At Barnstaple the Taw is joined by the (Barnstaple) Yeo, which is tidal for a short distance inland. Seawards of Fremington, the small River Caen joins the river on its north bank, the river of Braunton. This tributary was made navigable on its main lower course as the Braunton Canal in the early 19th century.

==River legacy==
The Taw also gives its name to Bishop's Tawton just before passing through the only town on its route, Barnstaple. The Long Bridge here, originally medieval, is the second-lowest bridging point of the Taw. Work finished in 2007 on the long-awaited 'downstream bridge', part of the Barnstaple Western Bypass and now the Taw's lowest crossing point; it was opened in May 2007. Seawards of Barnstaple, the river's journey is blocked by the large dune complex of Braunton Burrows, hence its late diversion south-westward and shared estuary mouth with the River Torridge across Zulu Bar sandbanks and out into Barnstaple (or Bideford) Bay.
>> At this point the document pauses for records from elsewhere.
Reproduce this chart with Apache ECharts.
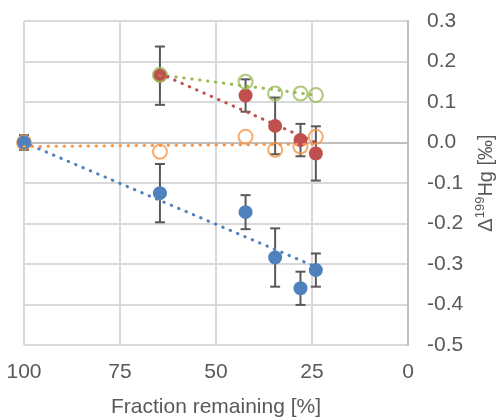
<!DOCTYPE html>
<html>
<head>
<meta charset="utf-8">
<script src="https://cdn.jsdelivr.net/npm/echarts@6/dist/echarts.min.js"></script>
<style>
html,body{margin:0;padding:0;background:#fff;}
#main{width:499px;height:419px;}
</style>
</head>
<body>
<div id="main"></div>
<script>
// 数据
var fraction = [100, 64.6, 42.3, 34.6, 28, 24];
var blueVal = [0, -0.125, -0.172, -0.284, -0.36, -0.315];
var blueErr = [0.018, 0.072, 0.042, 0.072, 0.041, 0.041];
var orangeVal = [0, -0.023, 0.014, -0.018, -0.010, 0.014];

var fraction2 = [64.6, 42.3, 34.6, 28, 24];
var greenVal = [0.167, 0.150, 0.121, 0.121, 0.117];
var redVal = [0.165, 0.116, 0.041, 0.006, -0.027];
var redErr = [0.072, 0.040, 0.070, 0.040, 0.067];

// 趋势线端点
var blueTrend = [[100, 0], [24, -0.307]];
var orangeTrend = [[100, -0.01], [24, -0.004]];
var greenTrend = [[64.6, 0.167], [24, 0.117]];
var redTrend = [[64.6, 0.17], [24, 0.0]];

function pairs(xs, ys){
	var arr = [];
	for (var i = 0; i < xs.length; i++) arr.push([xs[i], ys[i]]);
	return arr;
}
function errData(xs, ys, es){
	var arr = [];
	for (var i = 0; i < xs.length; i++) arr.push([xs[i], ys[i] - es[i], ys[i] + es[i]]);
	return arr;
}
//误差线
function errItem(params, api){
	var lo = api.coord([api.value(0), api.value(1)]);
	var hi = api.coord([api.value(0), api.value(2)]);
	var w = 5;
	var st = { stroke: '#595959', lineWidth: 2 };
	return {
		type: 'group',
		children: [
			{ type: 'line', shape: { x1: lo[0], y1: lo[1], x2: hi[0], y2: hi[1] }, style: st },
			{ type: 'line', shape: { x1: lo[0] - w, y1: lo[1], x2: lo[0] + w, y2: lo[1] }, style: st },
			{ type: 'line', shape: { x1: hi[0] - w, y1: hi[1], x2: hi[0] + w, y2: hi[1] }, style: st }
		]
	};
}
function trend(data, color){
	return {
		type: 'line', data: data, symbol: 'none', z: 5, silent: true,
		lineStyle: { color: color, width: 3, type: [0.5, 7.5], cap: 'round' }
	};
}

var font = '"Liberation Sans", Arial, sans-serif';
var myChart = echarts.init(document.getElementById('main'));
var option = {
	animation: false,
	grid: { left: 24, right: 91, top: 21, bottom: 74, containLabel: false, outerBoundsMode: 'none' },
	xAxis: {
		type: 'value', min: 0, max: 100, interval: 25, inverse: true,
		name: 'Fraction remaining [%]', nameLocation: 'middle', nameGap: 52,
		nameTextStyle: { color: '#595959', fontSize: 21, fontFamily: font },
		axisLine: { show: true, lineStyle: { color: '#bfbfbf', width: 2 } },
		axisTick: { show: false },
		axisLabel: { color: '#595959', fontSize: 21, fontFamily: font, margin: 17 },
		splitLine: { show: true, lineStyle: { color: '#d9d9d9', width: 2 } }
	},
	yAxis: {
		type: 'value', position: 'right', min: -0.5, max: 0.3, interval: 0.1,
		name: '{d|Δ}{s|199}{d|Hg [‰]}', nameLocation: 'middle', nameGap: 64, nameRotate: 90,
		nameTextStyle: {
			color: '#595959', fontFamily: font,
			rich: {
				d: { fontSize: 20, color: '#595959', fontFamily: font, lineHeight: 24 },
				s: { fontSize: 13, color: '#595959', fontFamily: font, verticalAlign: 'top', lineHeight: 24, padding: [0, 0, 9, 0] }
			}
		},
		axisLine: { show: true, lineStyle: { color: '#bfbfbf', width: 2 } },
		axisTick: { show: false },
		axisLabel: {
			color: '#595959', fontSize: 21, fontFamily: font, margin: 19,
			formatter: function(v){ return Math.abs(v) < 1e-9 ? '0.0' : v.toFixed(1); }
		},
		splitLine: { show: true, lineStyle: { color: '#d9d9d9', width: 2 } }
	},
	series: [
		{ type: 'custom', renderItem: errItem, data: errData(fraction, blueVal, blueErr), z: 2, encode: { x: 0, y: [1, 2] } },
		{ type: 'custom', renderItem: errItem, data: errData(fraction2, redVal, redErr), z: 2, encode: { x: 0, y: [1, 2] } },
		{ type: 'scatter', data: pairs(fraction, orangeVal), symbolSize: 14, z: 3,
			itemStyle: { color: 'rgba(0,0,0,0)', borderColor: '#f79646', borderWidth: 2 } },
		{ type: 'scatter', data: pairs(fraction, blueVal), symbolSize: 14, z: 3,
			itemStyle: { color: '#4f81bd', opacity: 1 } },
		{ type: 'scatter', data: pairs(fraction2, redVal), symbolSize: 14, z: 3,
			itemStyle: { color: '#c0504d', opacity: 1 } },
		{ type: 'scatter', data: pairs(fraction2, greenVal), symbolSize: 14, z: 4,
			itemStyle: { color: 'rgba(0,0,0,0)', borderColor: '#9bbb59', borderWidth: 2 } },
		trend(blueTrend, '#4f81bd'),
		trend(orangeTrend, '#f79646'),
		trend(greenTrend, '#9bbb59'),
		trend(redTrend, '#c0504d')
	]
};
myChart.setOption(option);
</script>
</body>
</html>
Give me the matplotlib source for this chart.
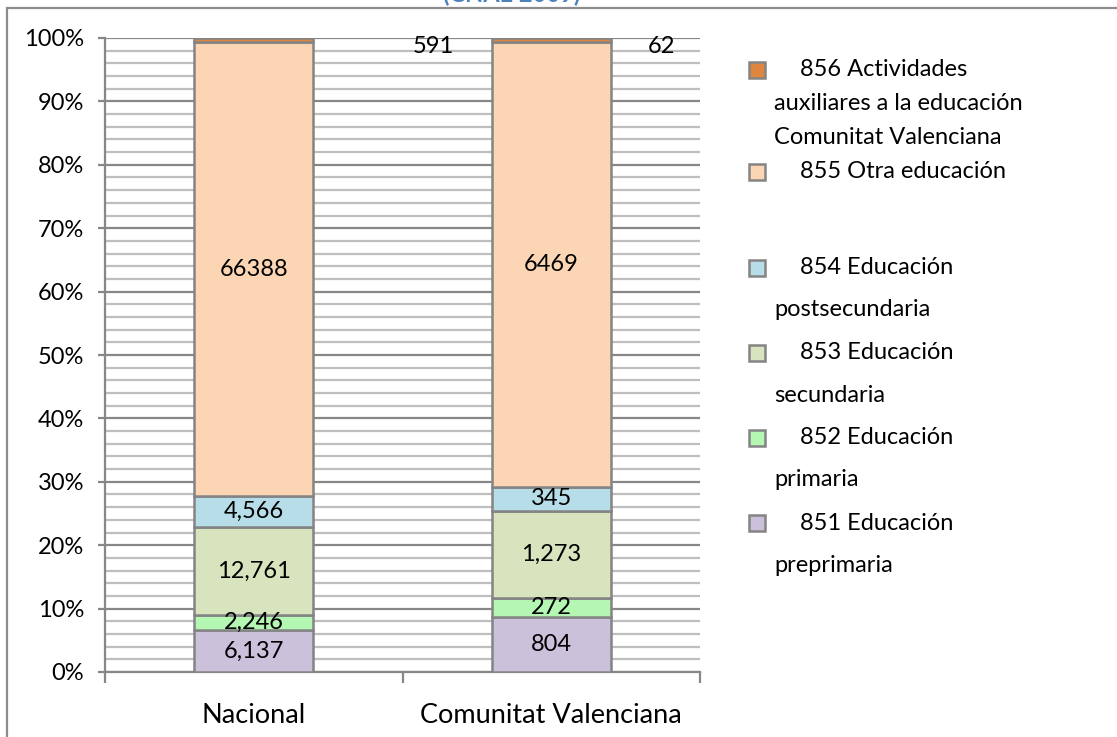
import matplotlib
matplotlib.use("Agg")
import matplotlib.pyplot as plt
from matplotlib.patches import Rectangle
from matplotlib.ticker import MultipleLocator, PercentFormatter
import numpy as np

plt.rcParams['font.family'] = ['Lato', 'DejaVu Sans']

categories = ["Nacional", "Comunitat Valenciana"]
series_names = ["851 Educación preprimaria", "852 Educación primaria",
                "853 Educación secundaria", "854 Educación postsecundaria",
                "855 Otra educación",
                "856 Actividades auxiliares a la educación Comunitat Valenciana"]
v851 = [6137, 804]
v852 = [2246, 272]
v853 = [12761, 1273]
v854 = [4566, 345]
v855 = [66388, 6469]
v856 = [591, 62]
values = [v851, v852, v853, v854, v855, v856]
colors = ["#CCC1DA", "#B3F7B3", "#D7E4BD", "#B7DEE8", "#FCD5B5", "#E0853D"]
label_fmt = ["{:,}", "{:,}", "{:,}", "{:,}", "{}", "{}"]
legend_lines = [
    ["851 Educación", "preprimaria"],
    ["852 Educación", "primaria"],
    ["853 Educación", "secundaria"],
    ["854 Educación", "postsecundaria"],
    ["855 Otra educación"],
    ["856 Actividades", "auxiliares a la educación", "Comunitat Valenciana"],
]

W, H = 1117, 737
fig = plt.figure(figsize=(W / 100, H / 100), dpi=100)
ax = fig.add_axes([105 / W, 1 - 672 / H, 595 / W, 634 / H])

data = np.array(values, dtype=float)
totals = data.sum(axis=0)
pct = data / totals * 100
x = np.arange(len(categories))
bottom = np.zeros(len(categories))
bw = 0.4
fs = 17
fsx = 19.5
for i in range(len(values)):
    ax.bar(x, pct[i], bw, bottom=bottom, color=colors[i], edgecolor="#848484",
           linewidth=1.8, zorder=3)
    if i < 5:
        for j in range(len(categories)):
            ax.text(x[j], bottom[j] + pct[i][j] / 2, label_fmt[i].format(values[i][j]),
                    ha="center", va="center", fontsize=fs, zorder=4)
    bottom += pct[i]

# 856 labels placed beside the bar tops
offsets_px = [180, 110]
for j in range(len(categories)):
    ax.annotate(label_fmt[5].format(values[5][j]), xy=(x[j], 100), xytext=(offsets_px[j] * 0.72, -6),
                textcoords="offset points", ha="center", va="center", fontsize=fs, zorder=4)

ax.set_xlim(-0.5, 1.5)
ax.set_ylim(0, 100)
ax.yaxis.set_major_locator(MultipleLocator(10))
ax.yaxis.set_minor_locator(MultipleLocator(2))
ax.yaxis.set_major_formatter(PercentFormatter(decimals=0))
ax.grid(axis="y", which="major", color="#878787", linewidth=1.6, zorder=0)
ax.grid(axis="y", which="minor", color="#BEBEBE", linewidth=1.6, zorder=0)
ax.set_axisbelow(True)
ax.tick_params(axis="y", which="major", length=5, width=1.6, color="#878787", labelsize=fs, pad=10)
ax.tick_params(axis="y", which="minor", length=0)

ax.set_xticks([-0.5, 0.5, 1.5])
ax.set_xticklabels([])
ax.set_xticks(x, minor=True)
ax.set_xticklabels(categories, minor=True)
ax.tick_params(axis="x", which="major", length=8, width=1.6, color="#878787", direction="out")
ax.tick_params(axis="x", which="minor", length=0, labelsize=fsx, pad=22)

for s in ["top", "right"]:
    ax.spines[s].set_visible(False)
for s in ["left", "bottom"]:
    ax.spines[s].set_color("#878787")
    ax.spines[s].set_linewidth(1.6)

# Legend drawn manually
leg_first_y = [523, 438, 353, 268, 172, 70]
for i in range(len(values)):
    yc = leg_first_y[i]
    step = 34 if i == 5 else 42
    fig.patches.append(Rectangle((749 / W, 1 - (yc + 8) / H), 16 / W, 16 / H,
                                 transform=fig.transFigure, facecolor=colors[i],
                                 edgecolor="#848484", linewidth=1.8))
    for k, line in enumerate(legend_lines[i]):
        xs = 800 if k == 0 else 774
        fig.text(xs / W, 1 - (yc + k * step) / H, line,
                 ha="left", va="center", fontsize=fs)

# outer chart frame
fig.patches.append(Rectangle((7 / W, -0.05), 1.2, 1 - 8 / H + 0.05, transform=fig.transFigure,
                             facecolor="none", edgecolor="#8C8C8C", linewidth=1.6))
# truncated title (cut off at the top in the original as well)
fig.text(512 / W, 1 - 6 / H, "(CNAE 2009)", ha="center", va="bottom", fontsize=17,
         fontweight="bold", color="#4F81BD")

fig.savefig("out.png", dpi=100)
The second lowest port on the Taw is Fremington. Between the mid-19th and mid-20th centuries its tidal quay was the busiest port (tonnage) between Bristol and Lands End, mainly as it was a handy landing point for Welsh coal shipped across the Bristol Channel which could be distributed around the south-west peninsula by train (track finally closed 1987). The lowest port (or at least jetty) can be found at Yelland. The site of a coal-fired power station (closed 1984; demolished 1989), it still is used as a tanker-distribution centre for commercial and domestic petrol and diesel deliveries. The oil storage tanks here are filled from coastal lighters.

==Flooding==
The flooding of the Taw in August 1983 and the destruction of the sand dune causeway to Crow Island at the southern tip of Braunton Burrows was the inspiration for Ted Hughes' poem to commemorate the christening of Prince William, son of King Charles III - Rain-Charm for the Duchy.

==Rail links==
Local rail and road routes follow the river from Barnstaple through the centre of the county.

The Southern Railway built a series of 4-6-2 steam locomotives named after various places within the West Country. The locomotive that honours the Taw Valley is preserved in its rebuilt form on the Severn Valley Railway carrying its post-nationalisation number 34027.